Retype exactly what runs from the first line of the data to the line with "var trendMoisture = [3.71, 3.44];", keeping both of those lines and skipping pictures.
* begin COLLECTED MATERIAL *
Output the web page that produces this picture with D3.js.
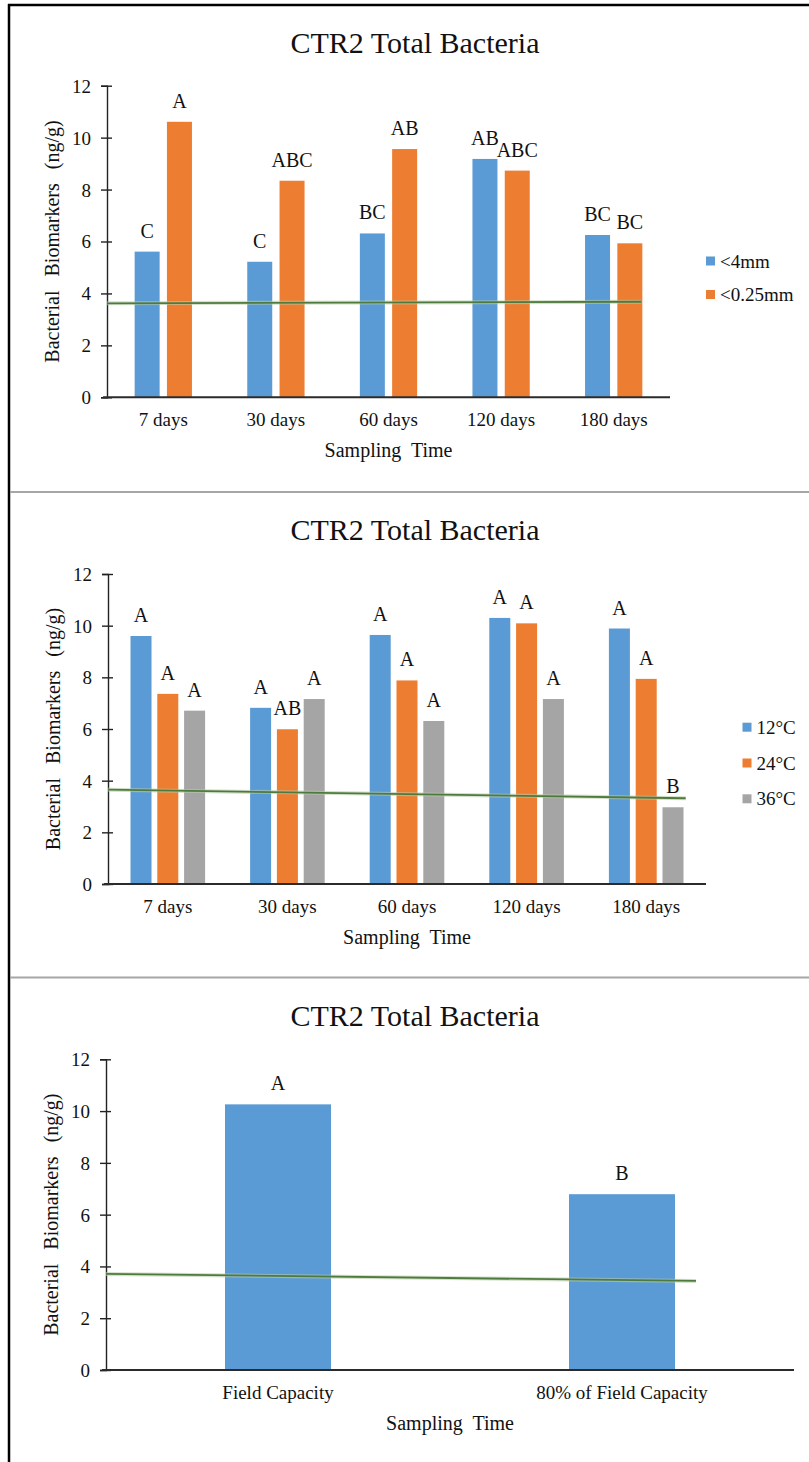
<html>
  <head>
    <script src="https://d3js.org/d3.v7.min.js"></script>
    <style>
      body { margin: 0; background: white; }
      svg text { font-family: "Liberation Serif", "Times New Roman", serif; fill: #111; }
      .title { font-size: 30px; }
      .axis-title { font-size: 20px; }
      .x-title { word-spacing: 5px; }
      .y-title { word-spacing: 9px; }
      .tick text { font-size: 19px; }
      .letter { font-size: 20px; }
      .legend text { font-size: 19px; }
    </style>
  </head>
  <body>
    <svg id="chart" width="809" height="1462" font-family="Liberation Serif, Times New Roman, serif"></svg>
    <script>
      // --- data ---
      var titleText = "CTR2 Total Bacteria";
      var yTicks = [0, 2, 4, 6, 8, 10, 12];

      // panel 1: sieve size
      var days = ["7 days", "30 days", "60 days", "120 days", "180 days"];
      var sizeSeries = ["<4mm", "<0.25mm"];
      var size4mm = [5.61, 5.22, 6.31, 9.18, 6.25];
      var size025mm = [10.61, 8.34, 9.56, 8.73, 5.93];
      var letters4mm = ["C", "C", "BC", "AB", "BC"];
      var letters025mm = ["A", "ABC", "AB", "ABC", "BC"];
      var trendSize = [3.62, 3.68];

      // panel 2: temperature
      var tempSeries = ["12°C", "24°C", "36°C"];
      var temp12 = [9.60, 6.82, 9.64, 10.30, 9.89];
      var temp24 = [7.36, 5.99, 7.88, 10.09, 7.94];
      var temp36 = [6.71, 7.16, 6.31, 7.16, 2.97];
      var letters12 = ["A", "A", "A", "A", "A"];
      var letters24 = ["A", "AB", "A", "A", "A"];
      var letters36 = ["A", "A", "A", "A", "B"];
      var trendTemp = [3.65, 3.32];

      // panel 3: moisture
      var moistureCats = ["Field Capacity", "80% of Field Capacity"];
      var moistureSeries = ["moisture"];
      var moisture = [10.26, 6.79];
      var moistureLetters = ["A", "B"];
      var trendMoisture = [3.71, 3.44];

      var colors = ["#5b9bd5", "#ed7d31", "#a5a5a5"];
      var serif = "Liberation Serif, Times New Roman, serif";

      var svg = d3.select("#chart");

      // frame: top and left border, grey separators
      svg.append("line").attr("x1", 8).attr("x2", 809).attr("y1", 5).attr("y2", 5)
        .attr("stroke", "#000").attr("stroke-width", 2.5);
      svg.append("line").attr("x1", 9).attr("x2", 9).attr("y1", 4).attr("y2", 1462)
        .attr("stroke", "#000").attr("stroke-width", 2.5);
      [492, 977.5].forEach(function(yy) {
        svg.append("line").attr("x1", 10).attr("x2", 809).attr("y1", yy).attr("y2", yy)
          .attr("stroke", "#a6a6a6").attr("stroke-width", 2);
      });

      function drawPanel(p) {
        var g = svg.append("g").attr("font-family", serif);

        var x = d3.scaleBand().domain(p.cats).range([p.left, p.right]).padding(0);
        var y = d3.scaleLinear().domain([0, 12]).range([p.bottom, p.top]);

        var inner = d3.scaleBand().domain(p.series)
          .range([-p.groupW / 2, p.groupW / 2])
          .paddingInner(p.innerPad).paddingOuter(0);

        g.append("text").attr("class", "title")
          .attr("x", 415).attr("y", p.titleY)
          .attr("text-anchor", "middle").text(titleText);

        // y axis
        var yAxis = d3.axisLeft(y).tickValues(yTicks).tickSizeOuter(0).tickSize(6).tickPadding(10);
        var gy = g.append("g").attr("transform", "translate(" + p.left + ",0)").call(yAxis)
          .attr("font-family", serif).attr("font-size", 19);
        gy.select(".domain").attr("stroke", "#222").attr("stroke-width", 1.4);
        gy.selectAll(".tick line").attr("x1", 5).attr("stroke", "#222").attr("stroke-width", 1.4);
        gy.selectAll(".tick text").attr("dy", "0.34em");

        // bars and significance letters
        p.values.forEach(function(vals, si) {
          g.append("g").selectAll("rect").data(vals).enter().append("rect")
            .attr("x", function(d, i) { return x(p.cats[i]) + x.bandwidth() / 2 + inner(p.series[si]); })
            .attr("width", inner.bandwidth())
            .attr("y", function(d) { return y(d); })
            .attr("height", function(d) { return y(0) - y(d); })
            .attr("fill", colors[si]);

          g.append("g").selectAll("text").data(vals).enter().append("text")
            .attr("class", "letter")
            .attr("x", function(d, i) { return x(p.cats[i]) + x.bandwidth() / 2 + inner(p.series[si]) + inner.bandwidth() / 2; })
            .attr("y", function(d) { return y(d) - 14; })
            .attr("text-anchor", "middle")
            .text(function(d, i) { return p.letters[si][i]; });
        });

        // x axis
        var xAxis = d3.axisBottom(x).tickSize(0);
        var gx = g.append("g").attr("transform", "translate(0," + y(0) + ")").call(xAxis)
          .attr("font-family", serif).attr("font-size", 19);
        gx.select(".domain").remove();
        gx.selectAll(".tick text").attr("y", 29).attr("dy", 0);
        g.append("line")
          .attr("x1", p.left - 4).attr("x2", p.right)
          .attr("y1", y(0)).attr("y2", y(0))
          .attr("stroke", "#2b2b2b").attr("stroke-width", 2);

        // trend line
        var tx0 = x.range()[0];
        var tx1 = x(p.cats[p.cats.length - 1]) + x.bandwidth() / 2 + x.bandwidth() * p.trendEnd;
        var line = d3.line().x(function(d, i) { return i === 0 ? tx0 : tx1; }).y(function(d) { return y(d); });
        g.append("path").datum(p.trend).attr("d", line)
          .attr("fill", "none").attr("stroke", "#b7cbaa").attr("stroke-width", 4).attr("opacity", 0.6);
        g.append("path").datum(p.trend).attr("d", line)
          .attr("fill", "none").attr("stroke", "#4f7a3d").attr("stroke-width", 1.8);

        // axis titles
        g.append("text").attr("class", "axis-title x-title")
          .attr("x", (p.left + p.right) / 2).attr("y", y(0) + 60)
          .attr("text-anchor", "middle").text("Sampling Time");
        g.append("text").attr("class", "axis-title y-title")
          .attr("transform", "translate(" + (p.left - 48) + "," + ((p.top + p.bottom) / 2) + ") rotate(-90)")
          .attr("text-anchor", "middle").text("Bacterial Biomarkers (ng/g)");

        // legend
        if (p.legend) {
          var lg = g.append("g").attr("class", "legend");
          p.series.forEach(function(s, si) {
            var ly = p.legendY + si * p.legendStep;
            lg.append("rect").attr("x", p.legendX).attr("y", ly)
              .attr("width", 9).attr("height", 9).attr("fill", colors[si]);
            lg.append("text").attr("x", p.legendX + 14).attr("y", ly + 11).text(s);
          });
        }
      }

      drawPanel({
        cats: days, series: sizeSeries, values: [size4mm, size025mm],
        letters: [letters4mm, letters025mm], trend: trendSize, trendEnd: 0.245,
        left: 107, right: 670, top: 85.7, bottom: 397.3, titleY: 53,
        groupW: 57.3, innerPad: 0.226,
        legend: true, legendX: 706, legendY: 256.5, legendStep: 33.5
      });

      drawPanel({
        cats: days, series: tempSeries, values: [temp12, temp24, temp36],
        letters: [letters12, letters24, letters36], trend: trendTemp, trendEnd: 0.33,
        left: 108, right: 706, top: 574, bottom: 884, titleY: 540,
        groupW: 74.6, innerPad: 0.216,
        legend: true, legendX: 742.5, legendY: 722.7, legendStep: 35.8
      });

      drawPanel({
        cats: moistureCats, series: moistureSeries, values: [moisture],
        letters: [moistureLetters], trend: trendMoisture, trendEnd: 0.215,
        left: 106, right: 794, top: 1059.3, bottom: 1370, titleY: 1026,
        groupW: 106, innerPad: 0,
        legend: false
      });
    </script>
  </body>
</html>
* end COLLECTED MATERIAL *
COMPLETED TASK
Output the web page that produces this picture with D3.js.
<html>
  <head>
    <script src="https://d3js.org/d3.v7.min.js"></script>
    <style>
      body { margin: 0; background: white; }
      svg text { font-family: "Liberation Serif", "Times New Roman", serif; fill: #111; }
      .title { font-size: 30px; }
      .axis-title { font-size: 20px; }
      .x-title { word-spacing: 5px; }
      .y-title { word-spacing: 9px; }
      .tick text { font-size: 19px; }
      .letter { font-size: 20px; }
      .legend text { font-size: 19px; }
    </style>
  </head>
  <body>
    <svg id="chart" width="809" height="1462" font-family="Liberation Serif, Times New Roman, serif"></svg>
    <script>
      // --- data ---
      var titleText = "CTR2 Total Bacteria";
      var yTicks = [0, 2, 4, 6, 8, 10, 12];

      // panel 1: sieve size
      var days = ["7 days", "30 days", "60 days", "120 days", "180 days"];
      var sizeSeries = ["<4mm", "<0.25mm"];
      var size4mm = [5.61, 5.22, 6.31, 9.18, 6.25];
      var size025mm = [10.61, 8.34, 9.56, 8.73, 5.93];
      var letters4mm = ["C", "C", "BC", "AB", "BC"];
      var letters025mm = ["A", "ABC", "AB", "ABC", "BC"];
      var trendSize = [3.62, 3.68];

      // panel 2: temperature
      var tempSeries = ["12°C", "24°C", "36°C"];
      var temp12 = [9.60, 6.82, 9.64, 10.30, 9.89];
      var temp24 = [7.36, 5.99, 7.88, 10.09, 7.94];
      var temp36 = [6.71, 7.16, 6.31, 7.16, 2.97];
      var letters12 = ["A", "A", "A", "A", "A"];
      var letters24 = ["A", "AB", "A", "A", "A"];
      var letters36 = ["A", "A", "A", "A", "B"];
      var trendTemp = [3.65, 3.32];

      // panel 3: moisture
      var moistureCats = ["Field Capacity", "80% of Field Capacity"];
      var moistureSeries = ["moisture"];
      var moisture = [10.26, 6.79];
      var moistureLetters = ["A", "B"];
      var trendMoisture = [3.71, 3.44];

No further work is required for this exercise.